En présence de sa réalisatrice, Jacqueline Gozland, le film documentaire revenant sur la vie et la musique de Reinette l’oranaise, «Port des amours», a été projeté mardi dernier à l’Institut Français d’Oran en présence d’un public nombreux. Réalisé en 1992, soit il y a de cela 31ans, ce documentaire, réalisé pour le compte de la chaine ARTE, a déjà été projeté à Oran, il y a quelques décennies de cela.
Néanmoins, il a bénéficié, depuis, d’un travail de restauration ce qui nous permet aujourd’hui de le revoir en haute définition et permet surtout sa conservation pour les générations à venir, avec, à la clef, des images précieuses témoignant de toute une époque musicale dont le souvenir a tendance parfois à s’amenuiser dans la mémoire collective. Jacqueline Gozland, la réalisatrice, elle-même native de Constantine, a dit vouloir, par le tournage de ce film, lutter contre «une amnésie traumatique» de son enfance, elle qui a quitté l’Algérie à l’âge de 8ans et dont le père est enterré au cimetière de Constantine.
Au départ, l’idée était de faire un long-métrage, une fiction en bonne et due forme sur l’histoire de Reinette dans les années 30 et 40 et la naissance, par ricochet, de cette musique judéo-arabe, qui a connu un engouement sans pareil. L’acteur Richard Berry devait même jouer le rôle de Saoud l’oranais, son maître de musique.
Cela dit, avoue-t-elle, faire un film de fiction sur l’Algérie des années 40 en 1988 n’était pas une sinécure, loin s’en faut ! Il fallait tout un travail de restitution nécessitant, on le devine aisément, un budget conséquent. Si les gens du métier étaient plus ou moins partants, l’enthousiasme ne semblait pas être au rendez-vous. Ne lâchant pas le morceau pour autant, Jacqueline Gozland a néanmoins fait jouer Reinette dans «Amours éternelles» un de ses courts-métrages sélectionné au festival de Cannes, et qui prend les allures d’un poème musical avec les deux artistes que sont Reinette et son acolyte de toujours Mustapha Sandrani ainsi que sur le piano, des photos de Samia Gamal et Farid El Atrache.

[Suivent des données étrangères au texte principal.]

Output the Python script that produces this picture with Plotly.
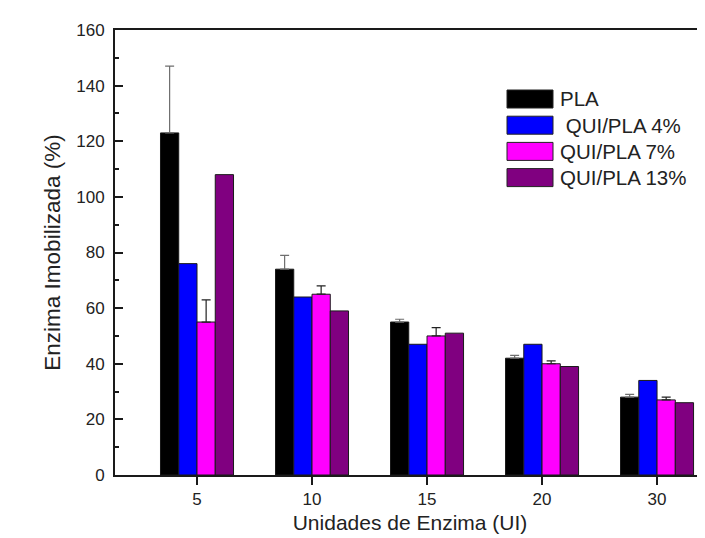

Ce n’est que par la suite, soit en 1992, que «Le port des amours» a été réalisé. Le film, qui interviewe longuement Reinette l’oranaise, et beaucoup de ses amis et admirateurs (notamment Safy Boutella) a été tourné principalement à Marseille, que ce soit sur un bateau ou dans les petits cabarets où Reinette, avec ses musiciens, se produisait alors. Si la réalisatrice était venue en Algérie, en amont, pour un travail de repérage, notamment à Tiaret, ville de naissance de Reinette, le début de la décennie noire, malheureusement, a empêché qu’une partie du tournage se fasse dans les rues d’Alger et d’Oran. Si, dans «Le port des amours», Reinette s’était montrée souvent très enjouée face à la caméra, revenant sur son enfance, sa cécité, ses anecdotes, le café musical du 5 de la rue de la révolution à Oran et d’une manière plus générale de la musique judéo-arabe qui a embelli sa vie, à une question de la réalisatrice sur un éventuel retour en Algérie, l’artiste s’était braquée, ne voulant piper mot.

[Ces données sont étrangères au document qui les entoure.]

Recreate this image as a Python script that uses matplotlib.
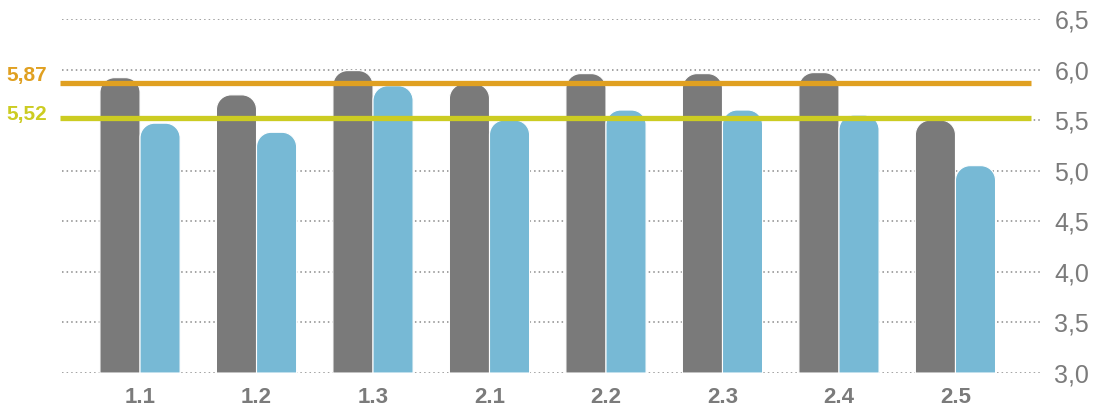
import numpy as np
import matplotlib
matplotlib.use("Agg")
import matplotlib.pyplot as plt
from matplotlib.path import Path
from matplotlib.patches import PathPatch

categories = ["1.1", "1.2", "1.3", "2.1", "2.2", "2.3", "2.4", "2.5"]
gray_vals = [5.92, 5.75, 5.99, 5.86, 5.96, 5.96, 5.97, 5.50]
blue_vals = [5.47, 5.38, 5.84, 5.50, 5.60, 5.60, 5.55, 5.05]
ref_orange = 5.87
ref_green = 5.52
yticks = [3.0, 3.5, 4.0, 4.5, 5.0, 5.5, 6.0, 6.5]

GRAY = "#7a7a7a"
BLUE = "#77b9d5"
ORANGE = "#e0a021"
GREEN = "#cccc22"
TXT = "#7b7b7b"

BASE = 3.0
W = 0.344          # bar width in data units
RX, RY = 0.125, 0.145  # corner radius (x, y data units)
K = 0.5523


def rounded_bar(ax, x0, w, top, color):
    x1 = x0 + w
    rx, ry = min(RX, w / 2), min(RY, top - BASE)
    verts = [
        (x0, BASE), (x0, top - ry),
        (x0, top - ry + K * ry), (x0 + rx - K * rx, top), (x0 + rx, top),
        (x1 - rx, top),
        (x1 - rx + K * rx, top), (x1, top - ry + K * ry), (x1, top - ry),
        (x1, BASE), (x0, BASE),
    ]
    codes = [Path.MOVETO, Path.LINETO,
             Path.CURVE4, Path.CURVE4, Path.CURVE4,
             Path.LINETO,
             Path.CURVE4, Path.CURVE4, Path.CURVE4,
             Path.LINETO, Path.CLOSEPOLY]
    ax.add_patch(PathPatch(Path(verts, codes), facecolor=color,
                           edgecolor="white", lw=0.8, zorder=3))


fig = plt.figure(figsize=(10.97, 4.09), dpi=100)
ax = fig.add_axes([0.0565, 0.088, 0.892, 0.8655])

x = np.arange(len(categories))
for xi, g, b in zip(x, gray_vals, blue_vals):
    rounded_bar(ax, xi - W, W, g, GRAY)
    rounded_bar(ax, xi, W, b, BLUE)

ax.set_xlim(-0.67, 7.73)
ax.set_ylim(3.0, 6.5)

# reference lines
ax.hlines(ref_orange, -0.69, 7.65, color=ORANGE, lw=3.8, zorder=4, clip_on=False)
ax.hlines(ref_green, -0.69, 7.65, color=GREEN, lw=3.8, zorder=4, clip_on=False)
ax.text(-0.97, ref_orange + 0.07, "5,87", color=ORANGE, fontsize=15,
        fontweight="bold", ha="center", va="center", family="Liberation Sans")
ax.text(-0.97, ref_green + 0.04, "5,52", color=GREEN, fontsize=15,
        fontweight="bold", ha="center", va="center", family="Liberation Sans")

ax.set_yticks(yticks)
ax.set_yticklabels([f"{v:.1f}".replace(".", ",") for v in yticks],
                   fontsize=18, color=TXT, family="Liberation Sans")
ax.yaxis.tick_right()
ax.tick_params(axis="y", length=0, pad=10)
ax.yaxis.grid(True, linestyle=(0, (1, 2)), color="#8a8a8a", lw=1.1, zorder=0)

ax.set_xticks(x)
ax.set_xticklabels(categories, fontsize=16, fontweight="bold", color=TXT,
                   family="Liberation Sans")
ax.tick_params(axis="x", length=0, pad=10)

for s in ax.spines.values():
    s.set_visible(False)
ax.set_axisbelow(True)

fig.savefig("out.png", dpi=100)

Institut français d’Oran : Pleins feux sur Reinette l’Oranaise
La réalisatrice a néanmoins expliqué à l’assistance, lors du débat qui a suivi la projection, que le président Chadli, à cette époque, lui avait envoyé une missive officielle l’invitant à venir chanter en Algérie, mais cela ne s’était pas fait. «Bien sûr, c’était le début des années noires, mais certaines personnes (nldr : dans son entourage) n’ont peut être pas insisté pour qu’elle puisse franchir le pas. Il fallait qu’il y ait des gens qui poussent, insistent, s’il y avait eu ce pas, il y aurait eu autre chose», dit-il. Reinette l’oranaise, rappelons-nous, est décédée en 1998 à l’âge de 83ans. Elle repose, depuis, au cimetière juif de Pantin, près de Paris.